On Friday, we were talking about the importance of developing a set of skills for whatever-it-is you want to make. I was talking about my childhood frustration in making things~~
After the frustrations of childhood and my inability to build a boat from two 2×4’s and a coil of rope, I quit making things. I entered adulthood, and who needs the added pressure of Being Bad at Glueing on top of the day job and trying to learn to make casseroles? In fact, I didn’t make much of anything for years until I began to write for a living, which is also when I began to interview artists and talk to them about what they did and what excited them. That was when I realized that you could actually learn to do stuff, like making books and soldering jewelry and creating things out of clay. It took a while to find instructions–this was before art retreats, before the internet, way before online classes and tutorials and webinars. This was, yes, in the dark ages. But I ordered kits and instructions and slowly, slowly, learned to do everything I wanted to do. I learned to bind books “the right way,” spending an entire year making books every. Single. Day. I learned to solder until I could do it “the right way,” working at it over and over, trying different kinds of solder and various kinds of flux, trying soldering irons and soldering guns, including the one my husband gave me for Christmas one year, one that was so powerful it terrified me. I worked with polymer clay, making batch after batch of stamped pieces, pieces with transfers, pieces embossed with texture and images. I painted it, I drilled it, I sanded it. I made art quilts–big ones, little ones. I bought an old machine and learned free-motion embroidery.
In short, I worked. I developed sets of skills, one for each thing I thought might be The Thing for me.

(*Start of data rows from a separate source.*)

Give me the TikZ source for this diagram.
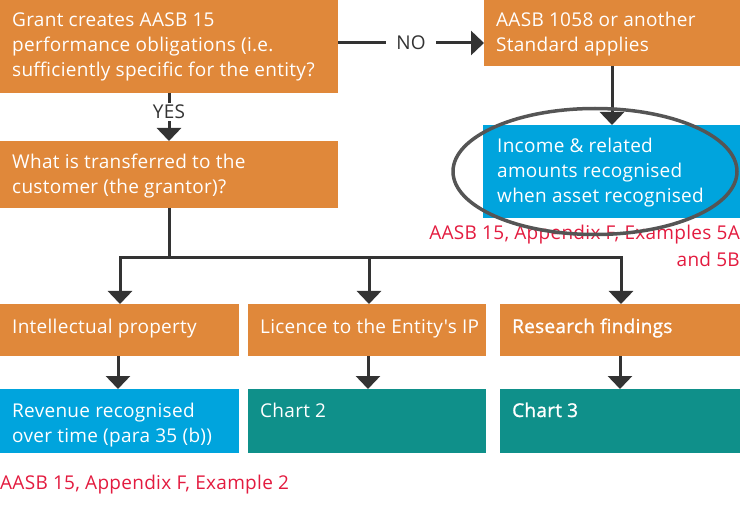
\documentclass[tikz,border=0pt]{standalone}
\usepackage{fontspec}
\setmainfont{Open Sans}[Ligatures=TeXOff, LetterSpace=1.5]
\newfontfamily\sbfont{Open Sans}[Ligatures=TeXOff, LetterSpace=1.5, FakeBold=1.2]
\usetikzlibrary{arrows.meta}
\definecolor{corange}{HTML}{E0883A}
\definecolor{cblue}{HTML}{00A4DD}
\definecolor{cteal}{HTML}{0F908A}
\definecolor{cred}{HTML}{E31B3F}
\definecolor{cdark}{HTML}{333333}
\definecolor{cring}{HTML}{555555}
\tikzset{
  boxbase/.style={anchor=north west, inner sep=0pt, outer sep=0pt},
  obox/.style={boxbase, fill=corange},
  bbox/.style={boxbase, fill=cblue},
  tbox/.style={boxbase, fill=cteal},
  wtxt/.style={anchor=base west, inner sep=0pt, text=white, font=\fontsize{19}{25}\selectfont},
  wbtxt/.style={anchor=base west, inner sep=0pt, text=white, font=\sbfont\fontsize{19}{25}\selectfont},
  rtxt/.style={inner sep=0pt, text=cred, font=\fontsize{19}{25}\selectfont},
  arr/.style={draw=cdark, line width=3pt, -{Triangle[width=24pt,length=13pt]}},
  conn/.style={draw=cdark, line width=3pt},
  lbl/.style={fill=white, text=cdark, inner xsep=10pt, inner ysep=2pt, font=\fontsize{19}{20}\selectfont},
}
\begin{document}
\begin{tikzpicture}[x=1pt,y=-1pt]
\useasboundingbox (0,0) rectangle (740,516);
% boxes
\node[obox, minimum width=338pt, minimum height=93pt] (q1) at (0,0) {};
\node[obox, minimum width=256pt, minimum height=66pt] (std) at (484,0) {};
\node[bbox, minimum width=257pt, minimum height=93pt] (inc) at (483,125) {};
\node[obox, minimum width=338pt, minimum height=67pt] (q2) at (0,141) {};
\node[obox, minimum width=239pt, minimum height=52pt] (ip) at (0,304) {};
\node[obox, minimum width=238pt, minimum height=52pt] (lic) at (248,304) {};
\node[obox, minimum width=240pt, minimum height=52pt] (res) at (500,304) {};
\node[bbox, minimum width=239pt, minimum height=64pt] (rev) at (0,389) {};
\node[tbox, minimum width=238pt, minimum height=64pt] (ch2) at (248,389) {};
\node[tbox, minimum width=240pt, minimum height=64pt] (ch3) at (500,389) {};
% texts
\node[wtxt] (t1a) at (12,27) {Grant creates AASB 15};
\node[wtxt] (t1b) at (12,52) {performance obligations (i.e.};
\node[wtxt] (t1c) at (12,77) {sufficiently specific for the entity?};
\node[wtxt] (t2a) at (496,27) {AASB 1058 or another};
\node[wtxt] (t2b) at (496,52) {Standard applies};
\node[wtxt] (t3a) at (497,153) {Income \& related};
\node[wtxt] (t3b) at (497,178) {amounts recognised};
\node[wtxt] (t3c) at (497,203) {when asset recognised};
\node[wtxt] (t4a) at (12,169) {What is transferred to the};
\node[wtxt] (t4b) at (12,194) {customer (the grantor)?};
\node[wtxt] (t5) at (12,333) {Intellectual property};
\node[wtxt] (t6) at (260,333) {Licence to the Entity's IP};
\node[wbtxt] (t7) at (512,333) {Research findings};
\node[wtxt] (t8a) at (12,417) {Revenue recognised};
\node[wtxt] (t8b) at (12,442) {over time (para 35 (b))};
\node[wtxt] (t9) at (260,417) {Chart 2};
\node[wbtxt] (t10) at (512,417) {Chart 3};
\node[rtxt, anchor=base east] (r1a) at (740,240) {AASB 15, Appendix F, Examples 5A};
\node[rtxt, anchor=base east] (r1b) at (740,266) {and 5B};
\node[rtxt, anchor=base west] (r2) at (0,489) {AASB 15, Appendix F, Example 2};
% connectors
\coordinate (noS) at ([yshift=-43pt]q1.north east);
\draw[arr] (noS) -- node[lbl] (no) {NO} (noS -| std.west);
\coordinate (yS) at ([xshift=169pt]q1.south west);
\draw[arr] (yS) -- node[lbl, pos=0.4, inner xsep=2pt] (yes) {YES} (yS |- q2.north);
\coordinate (sS) at ([xshift=128pt]std.south west);
\draw[arr] (sS) -- (sS |- inc.north);
\coordinate (bS) at ([xshift=169pt]q2.south west);
\coordinate (bJ) at ([yshift=-50pt]bS);
\coordinate (bL) at (120,258);
\coordinate (bM) at (369,258);
\coordinate (bR) at (621,258);
\draw[conn] (bS) -- (bJ);
\draw[conn, line cap=rect] (bL) -- (bR);
\draw[arr] (bL) -- (bL |- ip.north);
\draw[arr] (bM) -- (bM |- lic.north);
\draw[arr] (bR) -- (bR |- res.north);
\coordinate (a1) at (118,356);
\coordinate (a2) at (368,356);
\coordinate (a3) at (620,356);
\draw[arr] (a1) -- (a1 |- rev.north);
\draw[arr] (a2) -- (a2 |- ch2.north);
\draw[arr] (a3) -- (a3 |- ch3.north);
% ring
\draw[cring, line width=3.5pt] (595,171.5) ellipse [x radius=142pt, y radius=63pt];
\end{tikzpicture}
\end{document}
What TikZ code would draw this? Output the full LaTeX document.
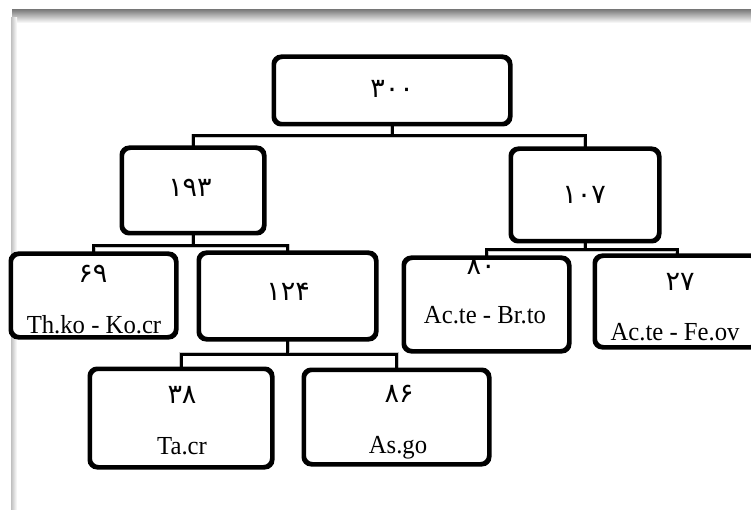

I worked at it long enough and intently enough that I could do whatever-it-was to my satisfaction, until I could look at the thing I made–the soldered necklace, the quilt, the clay jewelry–and say, “Yep, I did that. And it’s not bad.” In the process, I learned what it was that called to me (working with fabric) and what didn’t (pretty much everything else). But the most important thing I learned was that creativity, the desire to make stuff, that passion and drive, can’t go anywhere by itself. People talk about the frustration of wanting to make something but not being able to bring to life what it is they see in their heads. They have the ideas, they have the tools and supplies, but they just can’t figure out how to make it happen. Perhaps it’s the myth that the truly creative person doesn’t need instruction or classes, that they can just sit down and create whatever they imagine on the first attempt. Don’t believe it. The people who draw effortlessly? They draw all the time, every day, ever since they can remember. The workshop instructors who make what they do seem so simple? They’ve been doing that thing–riveting, glazing, sawing, painting–far longer and more intently than most of us can imagine. Making stuff from nothing is hard work, and to be able to take the wisp of an idea and turn it into something concrete that other people can see, you’ve got to have the skills required. Once you’ve mastered the skills and made them second nature, you don’t have to agonize over cold connections or coptic binding and can focus, instead, on creating. On bringing to life what you see in your head.
So here’s the key: if you know what it is that calls to you–paper, or fabric, or metal–learn how to do everything with that material. Read books and how-to articles in magazines. Watch online tutorials. Take workshops, both In Real Life and online. Ask questions. Practice. Make mistakes. Try again. If you’re not sure what it is that you want to work with? Then you get to do the same thing, but with a variety of media–you get to find out about soldering and quilting, weaving and paper-making. You find out about everything that seems remotely interesting, and then you narrow it down. And then you focus and learn everything you can. And practice. Always practice. It’s mastering the skills that allows you to bring your dreams to life.